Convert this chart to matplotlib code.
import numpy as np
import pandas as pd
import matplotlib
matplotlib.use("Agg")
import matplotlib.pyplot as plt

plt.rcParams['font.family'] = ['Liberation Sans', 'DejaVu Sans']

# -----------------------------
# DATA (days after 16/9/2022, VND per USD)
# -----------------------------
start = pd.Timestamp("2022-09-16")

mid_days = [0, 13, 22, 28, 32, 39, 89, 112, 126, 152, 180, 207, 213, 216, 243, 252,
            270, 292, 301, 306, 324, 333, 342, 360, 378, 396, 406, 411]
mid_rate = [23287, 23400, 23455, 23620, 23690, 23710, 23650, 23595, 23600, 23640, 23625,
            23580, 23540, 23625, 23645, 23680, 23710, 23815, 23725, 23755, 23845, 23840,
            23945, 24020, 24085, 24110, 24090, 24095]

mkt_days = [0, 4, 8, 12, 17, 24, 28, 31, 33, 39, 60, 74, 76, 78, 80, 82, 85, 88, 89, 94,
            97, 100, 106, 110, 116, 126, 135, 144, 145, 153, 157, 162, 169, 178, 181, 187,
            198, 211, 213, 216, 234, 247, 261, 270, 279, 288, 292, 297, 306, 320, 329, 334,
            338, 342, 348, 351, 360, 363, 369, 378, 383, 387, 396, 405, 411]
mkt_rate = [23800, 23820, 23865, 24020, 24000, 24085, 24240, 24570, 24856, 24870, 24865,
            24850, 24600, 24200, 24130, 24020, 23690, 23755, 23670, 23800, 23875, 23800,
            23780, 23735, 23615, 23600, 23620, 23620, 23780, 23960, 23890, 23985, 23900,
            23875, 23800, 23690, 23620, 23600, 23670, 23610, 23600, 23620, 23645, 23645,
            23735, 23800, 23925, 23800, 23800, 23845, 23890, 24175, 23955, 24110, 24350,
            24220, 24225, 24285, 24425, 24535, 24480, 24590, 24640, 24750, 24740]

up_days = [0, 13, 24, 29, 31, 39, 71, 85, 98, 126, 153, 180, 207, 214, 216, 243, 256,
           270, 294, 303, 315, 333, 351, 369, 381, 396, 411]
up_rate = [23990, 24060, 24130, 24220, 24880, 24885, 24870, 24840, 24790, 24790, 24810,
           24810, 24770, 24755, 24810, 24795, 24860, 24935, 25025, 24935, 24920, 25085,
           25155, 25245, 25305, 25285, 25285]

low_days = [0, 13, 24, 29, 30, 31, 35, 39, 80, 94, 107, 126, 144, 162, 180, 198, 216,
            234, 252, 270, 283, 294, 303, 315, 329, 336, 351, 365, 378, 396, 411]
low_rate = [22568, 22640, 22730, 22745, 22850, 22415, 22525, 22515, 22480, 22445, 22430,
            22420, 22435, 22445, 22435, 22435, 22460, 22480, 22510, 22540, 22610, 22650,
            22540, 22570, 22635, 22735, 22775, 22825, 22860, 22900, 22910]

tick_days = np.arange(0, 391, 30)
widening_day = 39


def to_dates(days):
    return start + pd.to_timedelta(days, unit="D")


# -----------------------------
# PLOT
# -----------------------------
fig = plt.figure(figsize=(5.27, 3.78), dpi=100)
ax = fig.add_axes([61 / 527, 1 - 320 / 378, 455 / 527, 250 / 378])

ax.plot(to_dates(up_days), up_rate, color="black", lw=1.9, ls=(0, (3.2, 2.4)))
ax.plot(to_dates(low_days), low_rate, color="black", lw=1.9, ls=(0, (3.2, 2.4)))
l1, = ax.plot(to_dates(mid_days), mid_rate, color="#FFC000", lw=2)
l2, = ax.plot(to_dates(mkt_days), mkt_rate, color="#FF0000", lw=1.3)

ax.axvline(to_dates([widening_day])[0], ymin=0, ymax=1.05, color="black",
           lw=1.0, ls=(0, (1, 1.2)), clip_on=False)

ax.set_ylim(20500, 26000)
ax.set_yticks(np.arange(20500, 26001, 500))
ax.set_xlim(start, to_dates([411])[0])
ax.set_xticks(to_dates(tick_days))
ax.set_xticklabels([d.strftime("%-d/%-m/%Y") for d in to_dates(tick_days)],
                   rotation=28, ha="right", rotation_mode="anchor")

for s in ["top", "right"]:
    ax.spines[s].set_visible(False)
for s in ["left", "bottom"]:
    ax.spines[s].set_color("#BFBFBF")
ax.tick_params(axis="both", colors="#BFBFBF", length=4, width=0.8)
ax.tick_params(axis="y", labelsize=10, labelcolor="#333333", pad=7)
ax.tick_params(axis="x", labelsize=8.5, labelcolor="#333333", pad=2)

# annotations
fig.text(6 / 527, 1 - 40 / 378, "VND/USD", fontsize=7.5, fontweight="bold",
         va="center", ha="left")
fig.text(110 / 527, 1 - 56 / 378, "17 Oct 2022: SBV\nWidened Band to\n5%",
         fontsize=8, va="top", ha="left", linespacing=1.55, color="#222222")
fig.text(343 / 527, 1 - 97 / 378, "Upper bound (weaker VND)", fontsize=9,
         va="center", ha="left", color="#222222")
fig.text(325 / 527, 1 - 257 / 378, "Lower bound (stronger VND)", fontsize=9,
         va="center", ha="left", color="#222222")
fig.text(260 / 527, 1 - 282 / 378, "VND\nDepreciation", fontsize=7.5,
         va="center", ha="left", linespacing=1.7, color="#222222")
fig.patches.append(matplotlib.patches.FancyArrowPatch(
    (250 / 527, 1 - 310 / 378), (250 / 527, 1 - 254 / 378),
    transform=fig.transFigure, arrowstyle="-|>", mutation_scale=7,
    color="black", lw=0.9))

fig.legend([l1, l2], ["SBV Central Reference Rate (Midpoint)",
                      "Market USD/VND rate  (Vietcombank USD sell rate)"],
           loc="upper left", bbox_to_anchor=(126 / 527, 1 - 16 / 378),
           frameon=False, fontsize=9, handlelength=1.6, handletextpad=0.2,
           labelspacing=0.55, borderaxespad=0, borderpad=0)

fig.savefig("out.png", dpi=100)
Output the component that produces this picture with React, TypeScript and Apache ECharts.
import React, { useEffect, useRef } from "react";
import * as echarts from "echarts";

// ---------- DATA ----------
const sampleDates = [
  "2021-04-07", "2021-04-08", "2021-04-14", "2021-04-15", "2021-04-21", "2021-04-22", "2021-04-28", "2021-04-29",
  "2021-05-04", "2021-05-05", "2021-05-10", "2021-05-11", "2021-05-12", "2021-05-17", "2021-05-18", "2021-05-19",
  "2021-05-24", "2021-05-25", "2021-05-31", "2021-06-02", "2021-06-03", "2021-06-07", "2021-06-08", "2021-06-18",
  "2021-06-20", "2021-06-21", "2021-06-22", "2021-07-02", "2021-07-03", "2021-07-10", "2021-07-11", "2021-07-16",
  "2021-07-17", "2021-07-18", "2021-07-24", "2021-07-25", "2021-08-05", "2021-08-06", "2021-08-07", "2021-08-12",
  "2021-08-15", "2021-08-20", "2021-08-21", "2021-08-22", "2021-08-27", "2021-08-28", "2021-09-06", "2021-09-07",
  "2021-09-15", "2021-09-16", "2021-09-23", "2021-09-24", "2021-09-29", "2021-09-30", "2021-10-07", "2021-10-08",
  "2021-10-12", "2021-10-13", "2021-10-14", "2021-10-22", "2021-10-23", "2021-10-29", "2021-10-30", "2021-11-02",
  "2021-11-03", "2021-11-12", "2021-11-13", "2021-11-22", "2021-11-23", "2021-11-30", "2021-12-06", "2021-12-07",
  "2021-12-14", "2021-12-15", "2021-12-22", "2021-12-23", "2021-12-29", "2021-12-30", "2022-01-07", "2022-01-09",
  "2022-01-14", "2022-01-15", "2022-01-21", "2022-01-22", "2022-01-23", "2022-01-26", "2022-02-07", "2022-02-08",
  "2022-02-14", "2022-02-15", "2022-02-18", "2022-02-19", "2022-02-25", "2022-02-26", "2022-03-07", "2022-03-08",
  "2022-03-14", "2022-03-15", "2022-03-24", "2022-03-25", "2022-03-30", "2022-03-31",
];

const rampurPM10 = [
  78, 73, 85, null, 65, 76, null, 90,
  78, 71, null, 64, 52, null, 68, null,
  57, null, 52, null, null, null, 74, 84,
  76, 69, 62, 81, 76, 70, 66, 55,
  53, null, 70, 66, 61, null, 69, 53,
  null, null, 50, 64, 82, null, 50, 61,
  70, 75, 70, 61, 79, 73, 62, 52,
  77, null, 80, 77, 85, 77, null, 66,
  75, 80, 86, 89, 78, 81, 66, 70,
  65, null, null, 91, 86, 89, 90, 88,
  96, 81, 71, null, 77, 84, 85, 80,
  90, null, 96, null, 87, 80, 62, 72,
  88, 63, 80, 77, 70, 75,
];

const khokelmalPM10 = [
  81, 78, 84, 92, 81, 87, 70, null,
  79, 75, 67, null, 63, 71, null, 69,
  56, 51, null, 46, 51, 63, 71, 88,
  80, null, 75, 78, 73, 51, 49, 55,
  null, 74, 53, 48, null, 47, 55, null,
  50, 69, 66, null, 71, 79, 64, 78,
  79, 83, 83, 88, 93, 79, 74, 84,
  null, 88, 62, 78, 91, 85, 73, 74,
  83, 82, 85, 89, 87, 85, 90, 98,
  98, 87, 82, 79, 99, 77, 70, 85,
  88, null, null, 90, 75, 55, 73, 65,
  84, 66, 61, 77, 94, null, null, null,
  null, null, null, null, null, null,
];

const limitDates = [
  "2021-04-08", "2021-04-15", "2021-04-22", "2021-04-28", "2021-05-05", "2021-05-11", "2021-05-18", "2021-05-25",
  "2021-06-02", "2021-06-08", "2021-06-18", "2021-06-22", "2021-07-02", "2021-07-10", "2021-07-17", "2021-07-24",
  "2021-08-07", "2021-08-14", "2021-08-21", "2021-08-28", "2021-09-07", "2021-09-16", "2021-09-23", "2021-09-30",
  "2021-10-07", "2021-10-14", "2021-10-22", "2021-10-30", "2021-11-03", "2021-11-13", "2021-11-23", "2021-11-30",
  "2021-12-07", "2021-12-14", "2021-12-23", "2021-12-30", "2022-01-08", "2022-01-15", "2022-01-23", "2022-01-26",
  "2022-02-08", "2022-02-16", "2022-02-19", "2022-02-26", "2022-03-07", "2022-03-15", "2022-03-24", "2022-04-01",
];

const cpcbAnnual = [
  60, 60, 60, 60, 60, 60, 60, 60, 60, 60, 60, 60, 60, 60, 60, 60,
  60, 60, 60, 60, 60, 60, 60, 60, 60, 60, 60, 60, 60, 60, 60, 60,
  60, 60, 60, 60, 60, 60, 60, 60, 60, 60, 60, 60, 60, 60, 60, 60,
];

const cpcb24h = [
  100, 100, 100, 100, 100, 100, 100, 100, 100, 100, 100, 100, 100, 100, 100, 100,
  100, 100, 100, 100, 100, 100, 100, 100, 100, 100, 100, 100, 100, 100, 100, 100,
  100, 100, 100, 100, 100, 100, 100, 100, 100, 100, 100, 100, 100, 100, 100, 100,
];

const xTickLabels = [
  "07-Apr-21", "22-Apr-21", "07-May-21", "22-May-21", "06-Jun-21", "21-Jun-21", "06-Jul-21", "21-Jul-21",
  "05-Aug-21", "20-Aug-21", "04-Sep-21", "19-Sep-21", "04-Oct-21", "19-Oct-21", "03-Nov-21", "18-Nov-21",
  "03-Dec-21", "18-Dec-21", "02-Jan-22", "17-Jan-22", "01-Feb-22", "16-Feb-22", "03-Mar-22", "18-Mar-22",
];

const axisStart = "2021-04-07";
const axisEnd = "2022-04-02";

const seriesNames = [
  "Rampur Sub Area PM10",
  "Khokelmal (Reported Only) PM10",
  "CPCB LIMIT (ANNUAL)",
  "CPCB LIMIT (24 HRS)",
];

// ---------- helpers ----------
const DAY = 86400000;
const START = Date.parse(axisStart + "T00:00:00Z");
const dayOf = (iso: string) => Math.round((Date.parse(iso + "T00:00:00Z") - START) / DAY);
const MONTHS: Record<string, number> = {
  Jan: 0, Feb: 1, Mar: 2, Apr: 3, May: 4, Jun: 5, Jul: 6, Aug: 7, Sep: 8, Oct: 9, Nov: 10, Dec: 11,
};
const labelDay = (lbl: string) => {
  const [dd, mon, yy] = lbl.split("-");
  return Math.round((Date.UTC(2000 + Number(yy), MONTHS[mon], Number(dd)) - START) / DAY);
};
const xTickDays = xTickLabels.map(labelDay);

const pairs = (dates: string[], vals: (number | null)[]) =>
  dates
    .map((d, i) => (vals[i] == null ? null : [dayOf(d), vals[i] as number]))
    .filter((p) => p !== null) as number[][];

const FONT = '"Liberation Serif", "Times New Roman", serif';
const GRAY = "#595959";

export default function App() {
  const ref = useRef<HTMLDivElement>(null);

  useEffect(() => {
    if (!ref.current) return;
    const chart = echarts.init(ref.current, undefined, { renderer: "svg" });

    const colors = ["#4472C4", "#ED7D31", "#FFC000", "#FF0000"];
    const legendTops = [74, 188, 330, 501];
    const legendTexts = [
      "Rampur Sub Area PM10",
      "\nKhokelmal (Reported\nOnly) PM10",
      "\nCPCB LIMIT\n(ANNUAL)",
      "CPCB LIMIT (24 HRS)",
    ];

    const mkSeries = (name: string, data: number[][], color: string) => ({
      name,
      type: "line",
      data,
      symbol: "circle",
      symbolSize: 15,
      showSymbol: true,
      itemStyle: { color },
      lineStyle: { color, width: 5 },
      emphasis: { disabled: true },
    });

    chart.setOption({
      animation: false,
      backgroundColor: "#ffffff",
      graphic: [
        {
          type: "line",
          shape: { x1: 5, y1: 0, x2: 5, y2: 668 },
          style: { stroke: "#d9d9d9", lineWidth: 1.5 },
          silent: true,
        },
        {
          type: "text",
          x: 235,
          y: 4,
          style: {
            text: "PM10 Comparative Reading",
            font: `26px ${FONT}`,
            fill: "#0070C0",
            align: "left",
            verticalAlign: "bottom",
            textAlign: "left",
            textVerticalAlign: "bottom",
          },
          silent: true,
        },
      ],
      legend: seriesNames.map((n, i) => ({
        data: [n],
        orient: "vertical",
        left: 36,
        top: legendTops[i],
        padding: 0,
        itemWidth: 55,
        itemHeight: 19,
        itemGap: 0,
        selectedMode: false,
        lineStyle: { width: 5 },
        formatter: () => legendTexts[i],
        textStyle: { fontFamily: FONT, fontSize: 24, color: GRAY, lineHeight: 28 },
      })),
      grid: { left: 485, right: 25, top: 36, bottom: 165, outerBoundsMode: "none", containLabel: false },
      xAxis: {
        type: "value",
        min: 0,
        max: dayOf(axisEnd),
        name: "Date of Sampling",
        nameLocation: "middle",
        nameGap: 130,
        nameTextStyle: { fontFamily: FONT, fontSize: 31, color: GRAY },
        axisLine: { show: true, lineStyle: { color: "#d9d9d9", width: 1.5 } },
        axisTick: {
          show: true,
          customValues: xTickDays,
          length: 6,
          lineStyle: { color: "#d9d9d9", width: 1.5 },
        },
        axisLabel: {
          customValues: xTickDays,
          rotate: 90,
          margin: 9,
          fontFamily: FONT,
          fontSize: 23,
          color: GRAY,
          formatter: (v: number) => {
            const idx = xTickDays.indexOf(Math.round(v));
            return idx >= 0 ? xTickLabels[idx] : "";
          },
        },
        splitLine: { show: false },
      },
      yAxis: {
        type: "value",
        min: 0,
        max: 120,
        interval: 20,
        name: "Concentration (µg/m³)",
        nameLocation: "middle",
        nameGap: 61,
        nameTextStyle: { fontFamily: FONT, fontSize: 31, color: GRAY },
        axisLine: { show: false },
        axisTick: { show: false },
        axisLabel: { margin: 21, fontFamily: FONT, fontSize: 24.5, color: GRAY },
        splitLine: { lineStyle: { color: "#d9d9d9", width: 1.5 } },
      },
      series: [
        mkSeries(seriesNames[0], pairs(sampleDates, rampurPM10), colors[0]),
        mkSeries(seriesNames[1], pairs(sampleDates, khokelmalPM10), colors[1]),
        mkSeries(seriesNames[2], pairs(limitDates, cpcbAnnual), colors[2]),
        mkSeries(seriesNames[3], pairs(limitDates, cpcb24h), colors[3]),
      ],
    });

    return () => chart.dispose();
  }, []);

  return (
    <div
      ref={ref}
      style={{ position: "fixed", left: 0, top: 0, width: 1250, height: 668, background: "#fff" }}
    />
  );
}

What you should do
Return the entries above unchanged, starting at the first line and stopping after the line with "23945, 24020, 24085, 24110, 24090, 24095]".

Answer for the task
Convert this chart to matplotlib code.
import numpy as np
import pandas as pd
import matplotlib
matplotlib.use("Agg")
import matplotlib.pyplot as plt

plt.rcParams['font.family'] = ['Liberation Sans', 'DejaVu Sans']

# -----------------------------
# DATA (days after 16/9/2022, VND per USD)
# -----------------------------
start = pd.Timestamp("2022-09-16")

mid_days = [0, 13, 22, 28, 32, 39, 89, 112, 126, 152, 180, 207, 213, 216, 243, 252,
            270, 292, 301, 306, 324, 333, 342, 360, 378, 396, 406, 411]
mid_rate = [23287, 23400, 23455, 23620, 23690, 23710, 23650, 23595, 23600, 23640, 23625,
            23580, 23540, 23625, 23645, 23680, 23710, 23815, 23725, 23755, 23845, 23840,
            23945, 24020, 24085, 24110, 24090, 24095]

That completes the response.